Political parties deployed the least experience representatives to the local sphere of government, the Conference on State Capability hosted by Parliament has heard. The Minister of Cooperative Governance Dr Nkosazana Dlamini-Zuma told the conference that municipalities are a battle ground in South Africa’s developmental state.

Dr Dlamini-Zuma said people’s patience with municipalities has waned, as evidenced by the declining voter numbers participating in the recent local elections. “Voter turnout is one indicator of a capable state and low turnouts signalled the deep problems democracies face today. The masses are losing hope in democracies; the local sphere is a battle ground.”

Challenges include the fact that political parties send their least experience people to local government. The local government sphere is also the least-resourced in terms of skills and financial resources.

With the theme “State Capability: Delineating Weaknesses, Devising Strategic Mechanisms to Accelerate Policy Implementation”, the conference was held virtually and was attended by Cabinet ministers, members of provincial legislatures, academics and councillors.

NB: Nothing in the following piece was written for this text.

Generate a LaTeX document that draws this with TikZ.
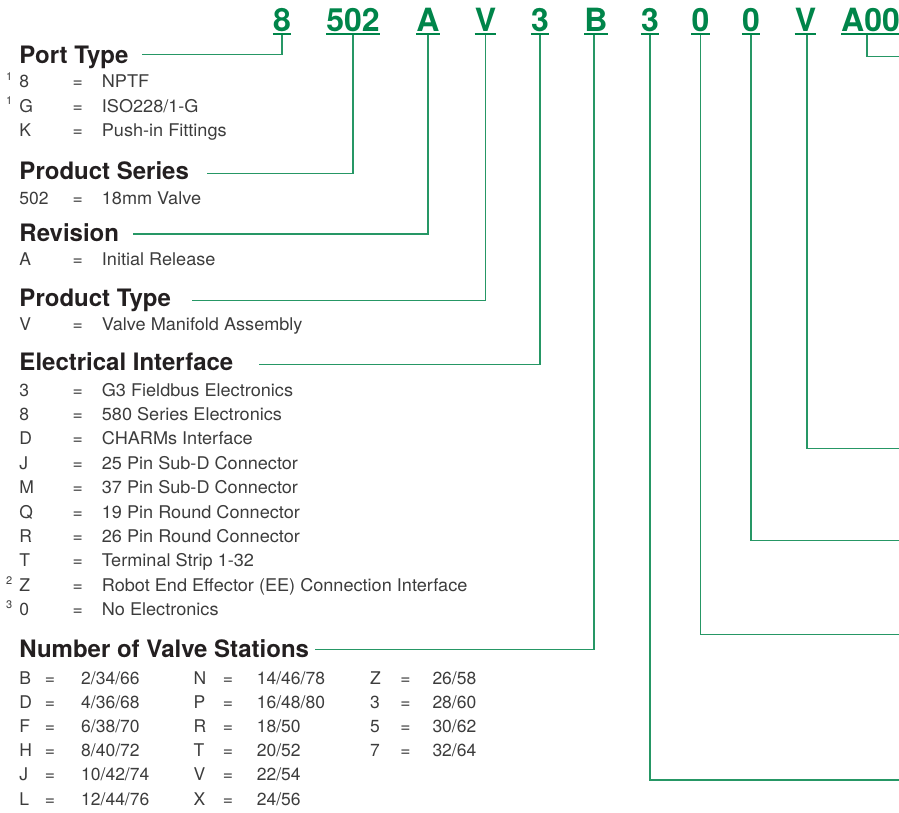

Dr Dlamini-Zuma said many municipalities have administrative challenges. “This is an issue even in the economy; the skills revolution needs to be implemented. But also at the root of the problems at local government is the political instability and the lack of economic development.”

She identified other challenges as high turnover of councillors, rural municipalities that lack revenue, corruption and low revenue collection. “The time for action is now. We must reposition ourselves to meet the demands of active citizenry.” She said the department has started working with academic institutions.

Dr Xolisile Ngumbela, School of Public Management, Governance and Public Policy, College of Business and Economics, University of Johannesburg, said the state’s failure to invest in rural development will result in people leaving for towns. “Rural municipalities are unable to generate revenue for the local folks. Even municipal managers, most of them do not stay in their municipalities. The retention of skills and political interference is rife.”

He said for anyone to survive as municipal managers, they have to hide behind councillors, who he described as a law unto themselves in municipalities. “The state wishes to attract public value and trust, but fails to capacitate civil servants in order to deliver on their mandate. Developmental state requires investments.”

He said service delivery is a basic human right and that services need to be provided impartially, fairly and without bias. Dr Ngumbela also highlighted that SOEs compete with government departments. “Even when they spend on non-core functions, it’s like they are not from SA and do not know how the financial systems work.” He added that the government’s programme monitoring system needs to be strengthened so that adhere to the principles of a developmental state.